Pew releases recommendations for reduced antibiotic use in food animals
The Pew Charitable Trusts has released a set of recommendations for how to ensure more appropriate use of antibiotics in animal agriculture.
In 2017, two new policies from the Food and Drug Administration (FDA) that are intended to reduce the inappropriate use of antibiotics in food animals will go into effect. One is Guidance for Industry #213, which prohibits the use of medically important antibiotics to promote growth. The other is the Veterinary Feed Directive, which outlines the conditions under which veterinarians can authorize antibiotic use in animal feed.
While full implementation of both these new policies will help reduce antibiotic use in animal agriculture, Pew has laid out four other recommendations that it believes could enhance those policies and lead to further reductions. These recommendations include collecting and reporting better data to create a more comprehensive picture of antibiotic use in food animals and how it is linked to resistance; refining antibiotic labels to fully meet judicious use guidelines; minimizing the need for antibiotics through the increased use of alternative practices and interventions, such as vaccines and probiotics, that promote animal health; and buying meat that is raised according to responsible antibiotic use guidelines.
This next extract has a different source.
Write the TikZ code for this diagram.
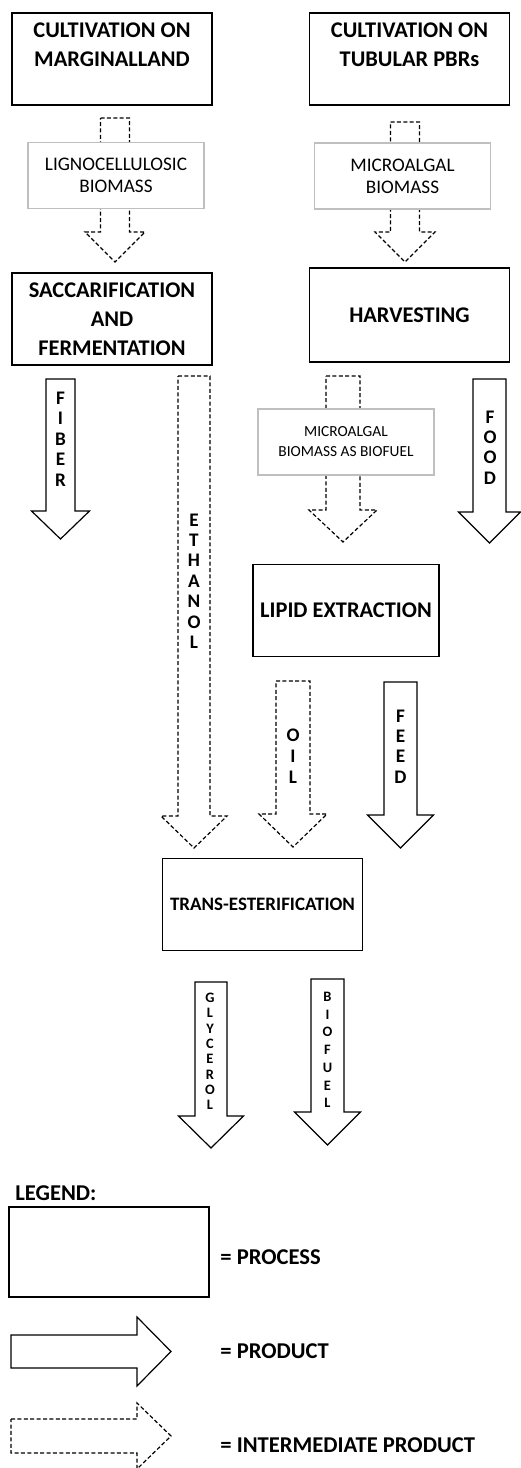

According to Pew, antibiotic sales data reported to the FDA showed that pharmaceutical companies sold more than 20 million pounds of medically important antibiotics for use in farm animals in 2014. That's 23% more than was sold in 2009, the first year that such data was made available. Overall, available data show that roughly 70% of the total volume of all medically important antibiotics sold in the United States is for use in food production.
Dec 19 Pew Charitable Trusts report
Experts: Antimicrobial stewardship must include better fungal testing
The underuse of nonculture fungal diagnostic tests is exacerbating the problem of antimicrobial resistance (AMR) and overprescribing, and addressing the issue is critical to mounting an effective broad-based stewardship program, experts from the Geneva-based Global Action Fund for Fungal Infections said yesterday in Emerging Infectious Diseases.
To underscore the problem, the authors detail four common clinical situations:
- Inaccurate diagnosis of fungal sepsis in hospitals, resulting in inappropriate use of broad-spectrum antibacterial drugs in patients who have invasive candidiasis
- Failure to diagnose chronic pulmonary aspergillosis in patients who have smear-negative pulmonary tuberculosis
- Misdiagnosis of fungal asthma, resulting in unnecessary treatment with antibacterial drugs instead of antifungal drugs and missed diagnoses of life-threatening invasive aspergillosis in patients who have chronic obstructive pulmonary disease
- Overtreatment and undertreatment of Pneumocystis pneumonia in HIV-positive patients
The authors conclude, "This lack and underuse of proper diagnostics squanders resources. The large scale of the problem, even in many of the world’s most advanced medical centers, compromises AMR control.
"In many countries, the government and private healthcare providers should be actively promoting diagnosis of fungal infections to minimize deaths and illness from fungal disease; such efforts will probably also have a positive benefit on inappropriate antibacterial drug usage and support stewardship programs."
Dec 20 Emerg Infect Dis commentary
In a related development, the European Centre for Disease Prevention and Control (ECDC) in a Rapid Risk Assessment yesterday warned about the threat that Candida auris poses to patients in healthcare facilities because of its propensity to cause outbreaks and its antifungal resistance. The agency said that difficulties with lab identification and a lack of awareness raise the risk of the pathogen, which has spread in recent years to hospitals on five continents.
The ECDC assessment outlines options to prevent C auris spread, including improved detection, infection control measures, and improved preparedness among European countries. Infection control measures include targeting high-risk patients, preventing transmission from carriers, recommendations for outbreaks settings, and antifungal stewardship.